Future of aged care to rely on ambition and optimism

Innovation, ambition and action are being promised as part of a plan to fix the strained aged care sector and protect it for future generations.

Aged Care Minister Anika Wells will outline the federal government’s priorities for the sector and her vision to restore the dignity of older Australians during a speech to the National Press Club on Wednesday.

Ms Wells will also address a major challenge for government, and a question left unanswered by the royal commission into aged care: how to make the sector equitable and sustainable into the future.

“We know ratio of residential occupancy is trending down as the desire to stay at home trends upward,” she will say.

“It is why we must re-evaluate the funding going into a system asking for more funding.”

Ms Wells, a former aged care worker, is optimistic about the sector’s future following the release of a Quarterly Financial Snapshot which illustrates a major shift in financial performance.

The snapshot reveals that by the end of December 2022, the number of providers making a loss reduced from 66 per cent to 54 per cent.

The minister said this demonstrated reforms were making a difference and the next report was expected to continue the upward viability trend.

In the first 12 months since the election, Ms Wells says the government has been “triaging an absolute crisis” in aged care.

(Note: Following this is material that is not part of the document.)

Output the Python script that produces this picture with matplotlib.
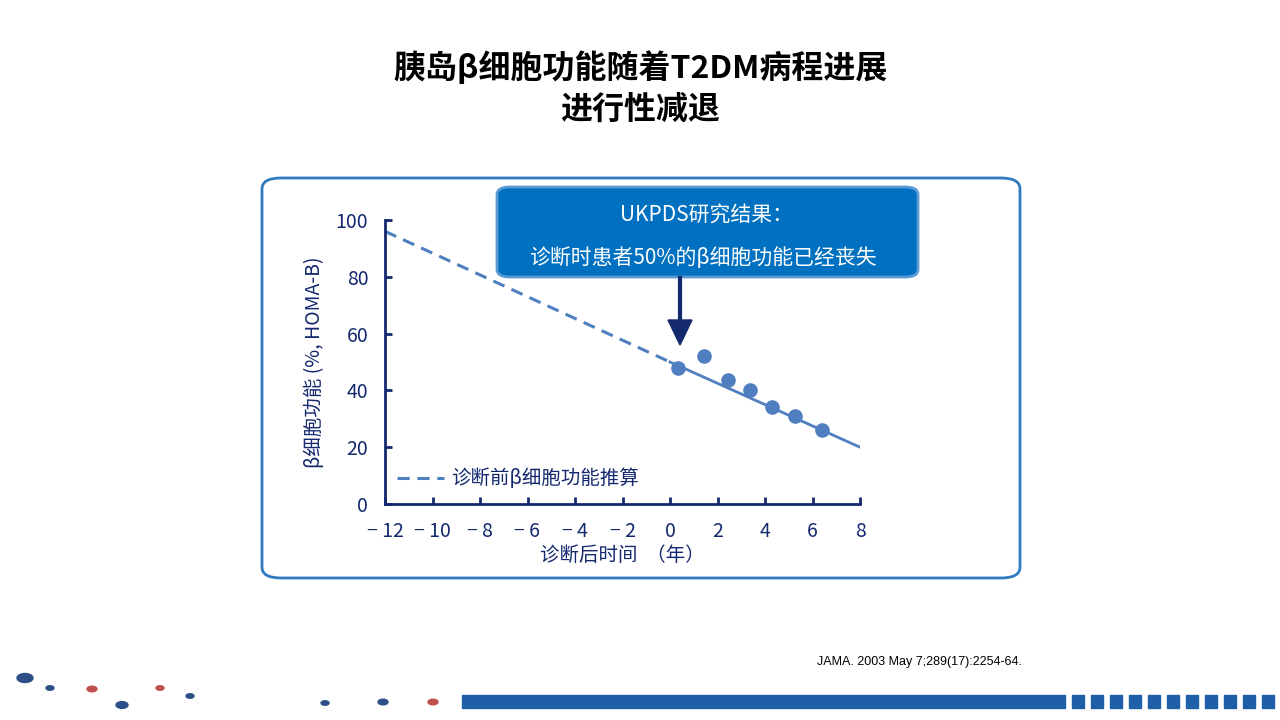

In response, it has funded a 15 per cent pay rise for aged care workers and introduced new laws to amend the sector’s subsidy funding model, as well as reporting and transparency requirements.

From July 1, aged care facilities will also be required to provide around-the-clock nursing, in line with the findings of a royal commission.

But this requirement has sparked warnings that not all aged care providers would be able to meet the target, especially in regional areas with staff shortages, and may have to close.

Ms Wells will outline the next chapter for aged care, shifting from provider-focused to person-focused.

“This is about the government investing in the care that older Australians actually want, and they want to be at home,” she will say.

“This is about delivering a needs-based arrangement that makes financial sense.”